STATED GOAL ->
The records should be repeated word for word, pictures excluded.

Plotting code records:
'''
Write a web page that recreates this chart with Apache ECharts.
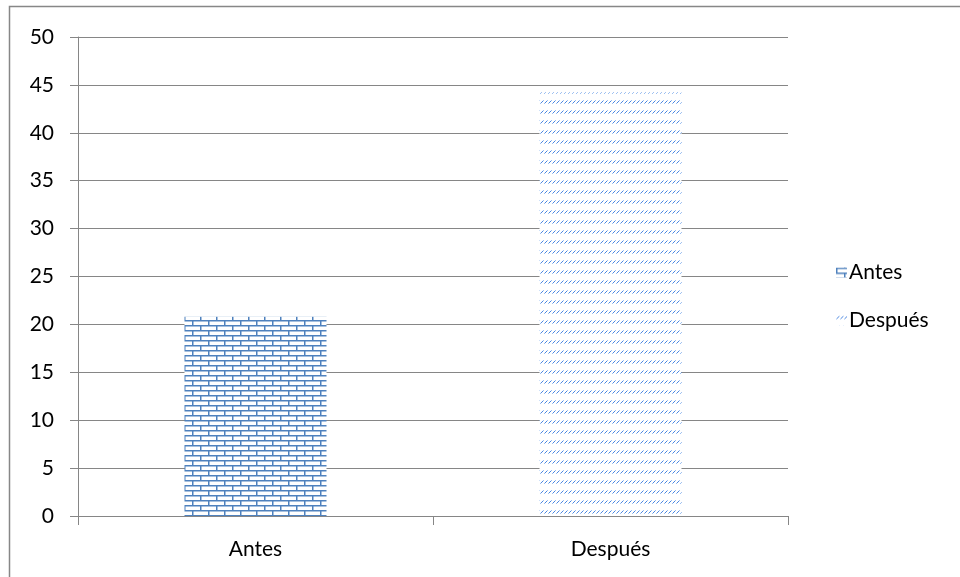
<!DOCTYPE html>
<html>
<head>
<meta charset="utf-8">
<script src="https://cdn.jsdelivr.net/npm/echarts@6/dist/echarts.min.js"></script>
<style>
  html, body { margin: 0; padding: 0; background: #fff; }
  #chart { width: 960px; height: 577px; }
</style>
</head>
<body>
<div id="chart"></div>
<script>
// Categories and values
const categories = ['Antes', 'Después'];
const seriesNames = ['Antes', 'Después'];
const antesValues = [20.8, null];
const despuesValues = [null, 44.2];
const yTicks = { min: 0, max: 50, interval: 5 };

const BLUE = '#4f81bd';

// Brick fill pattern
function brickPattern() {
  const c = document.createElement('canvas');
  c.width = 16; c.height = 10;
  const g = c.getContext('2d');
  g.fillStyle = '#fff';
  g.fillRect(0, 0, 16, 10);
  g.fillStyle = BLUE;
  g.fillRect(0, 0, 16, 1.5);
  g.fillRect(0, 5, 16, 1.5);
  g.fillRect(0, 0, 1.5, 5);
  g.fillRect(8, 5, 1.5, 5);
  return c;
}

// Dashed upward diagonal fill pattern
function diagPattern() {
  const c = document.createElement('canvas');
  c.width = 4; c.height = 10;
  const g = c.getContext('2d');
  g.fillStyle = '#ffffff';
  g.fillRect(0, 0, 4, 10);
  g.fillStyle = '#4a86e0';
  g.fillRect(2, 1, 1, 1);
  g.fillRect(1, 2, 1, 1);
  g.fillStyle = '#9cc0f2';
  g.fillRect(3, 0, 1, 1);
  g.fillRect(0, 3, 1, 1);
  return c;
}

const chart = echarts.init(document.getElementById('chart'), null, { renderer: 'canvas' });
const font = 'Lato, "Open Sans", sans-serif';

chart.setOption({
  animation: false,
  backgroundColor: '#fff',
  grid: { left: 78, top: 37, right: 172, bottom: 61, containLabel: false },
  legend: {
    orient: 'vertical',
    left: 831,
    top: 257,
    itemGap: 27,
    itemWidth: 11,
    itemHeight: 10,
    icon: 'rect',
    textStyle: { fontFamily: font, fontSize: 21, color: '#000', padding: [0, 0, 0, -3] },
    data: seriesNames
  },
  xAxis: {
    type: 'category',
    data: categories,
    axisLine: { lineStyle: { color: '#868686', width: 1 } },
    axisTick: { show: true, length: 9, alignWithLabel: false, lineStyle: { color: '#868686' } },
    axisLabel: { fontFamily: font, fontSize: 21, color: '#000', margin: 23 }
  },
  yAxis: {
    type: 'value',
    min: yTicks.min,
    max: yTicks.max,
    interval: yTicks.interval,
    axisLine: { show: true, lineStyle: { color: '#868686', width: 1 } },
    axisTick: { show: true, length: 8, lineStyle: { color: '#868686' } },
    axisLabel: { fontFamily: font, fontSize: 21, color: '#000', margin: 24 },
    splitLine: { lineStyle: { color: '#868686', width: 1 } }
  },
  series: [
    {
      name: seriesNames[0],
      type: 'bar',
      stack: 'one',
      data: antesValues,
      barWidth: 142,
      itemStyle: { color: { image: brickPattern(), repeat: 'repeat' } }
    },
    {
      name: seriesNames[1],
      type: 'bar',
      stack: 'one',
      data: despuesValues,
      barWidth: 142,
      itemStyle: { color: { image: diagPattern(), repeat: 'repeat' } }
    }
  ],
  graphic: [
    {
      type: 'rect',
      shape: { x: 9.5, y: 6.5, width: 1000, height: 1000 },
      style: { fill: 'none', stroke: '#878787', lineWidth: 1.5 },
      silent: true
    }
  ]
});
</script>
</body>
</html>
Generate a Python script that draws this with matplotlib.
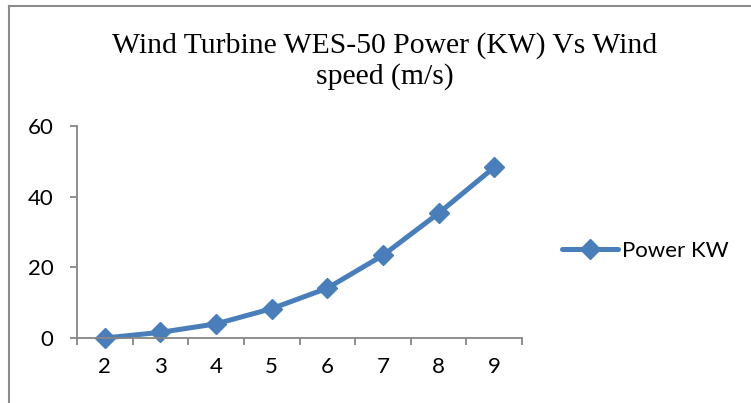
'''
RESULT ->
Write a web page that recreates this chart with Apache ECharts.
<!DOCTYPE html>
<html>
<head>
<meta charset="utf-8">
<script src="https://cdn.jsdelivr.net/npm/echarts@6/dist/echarts.min.js"></script>
<style>
  html, body { margin: 0; padding: 0; background: #fff; }
  #chart { width: 960px; height: 577px; }
</style>
</head>
<body>
<div id="chart"></div>
<script>
// Categories and values
const categories = ['Antes', 'Después'];
const seriesNames = ['Antes', 'Después'];
const antesValues = [20.8, null];
const despuesValues = [null, 44.2];
const yTicks = { min: 0, max: 50, interval: 5 };

const BLUE = '#4f81bd';

// Brick fill pattern
function brickPattern() {
  const c = document.createElement('canvas');
  c.width = 16; c.height = 10;
  const g = c.getContext('2d');
  g.fillStyle = '#fff';
  g.fillRect(0, 0, 16, 10);
  g.fillStyle = BLUE;
  g.fillRect(0, 0, 16, 1.5);
  g.fillRect(0, 5, 16, 1.5);
  g.fillRect(0, 0, 1.5, 5);
  g.fillRect(8, 5, 1.5, 5);
  return c;
}

// Dashed upward diagonal fill pattern
function diagPattern() {
  const c = document.createElement('canvas');
  c.width = 4; c.height = 10;
  const g = c.getContext('2d');
  g.fillStyle = '#ffffff';
  g.fillRect(0, 0, 4, 10);
  g.fillStyle = '#4a86e0';
  g.fillRect(2, 1, 1, 1);
  g.fillRect(1, 2, 1, 1);
  g.fillStyle = '#9cc0f2';
  g.fillRect(3, 0, 1, 1);
  g.fillRect(0, 3, 1, 1);
  return c;
}

const chart = echarts.init(document.getElementById('chart'), null, { renderer: 'canvas' });
const font = 'Lato, "Open Sans", sans-serif';

chart.setOption({
  animation: false,
  backgroundColor: '#fff',
  grid: { left: 78, top: 37, right: 172, bottom: 61, containLabel: false },
  legend: {
    orient: 'vertical',
    left: 831,
    top: 257,
    itemGap: 27,
    itemWidth: 11,
    itemHeight: 10,
    icon: 'rect',
    textStyle: { fontFamily: font, fontSize: 21, color: '#000', padding: [0, 0, 0, -3] },
    data: seriesNames
  },
  xAxis: {
    type: 'category',
    data: categories,
    axisLine: { lineStyle: { color: '#868686', width: 1 } },
    axisTick: { show: true, length: 9, alignWithLabel: false, lineStyle: { color: '#868686' } },
    axisLabel: { fontFamily: font, fontSize: 21, color: '#000', margin: 23 }
  },
  yAxis: {
    type: 'value',
    min: yTicks.min,
    max: yTicks.max,
    interval: yTicks.interval,
    axisLine: { show: true, lineStyle: { color: '#868686', width: 1 } },
    axisTick: { show: true, length: 8, lineStyle: { color: '#868686' } },
    axisLabel: { fontFamily: font, fontSize: 21, color: '#000', margin: 24 },
    splitLine: { lineStyle: { color: '#868686', width: 1 } }
  },
  series: [
    {
      name: seriesNames[0],
      type: 'bar',
      stack: 'one',
      data: antesValues,
      barWidth: 142,
      itemStyle: { color: { image: brickPattern(), repeat: 'repeat' } }
    },
    {
      name: seriesNames[1],
      type: 'bar',
      stack: 'one',
      data: despuesValues,
      barWidth: 142,
      itemStyle: { color: { image: diagPattern(), repeat: 'repeat' } }
    }
  ],
  graphic: [
    {
      type: 'rect',
      shape: { x: 9.5, y: 6.5, width: 1000, height: 1000 },
      style: { fill: 'none', stroke: '#878787', lineWidth: 1.5 },
      silent: true
    }
  ]
});
</script>
</body>
</html>
Generate a Python script that draws this with matplotlib.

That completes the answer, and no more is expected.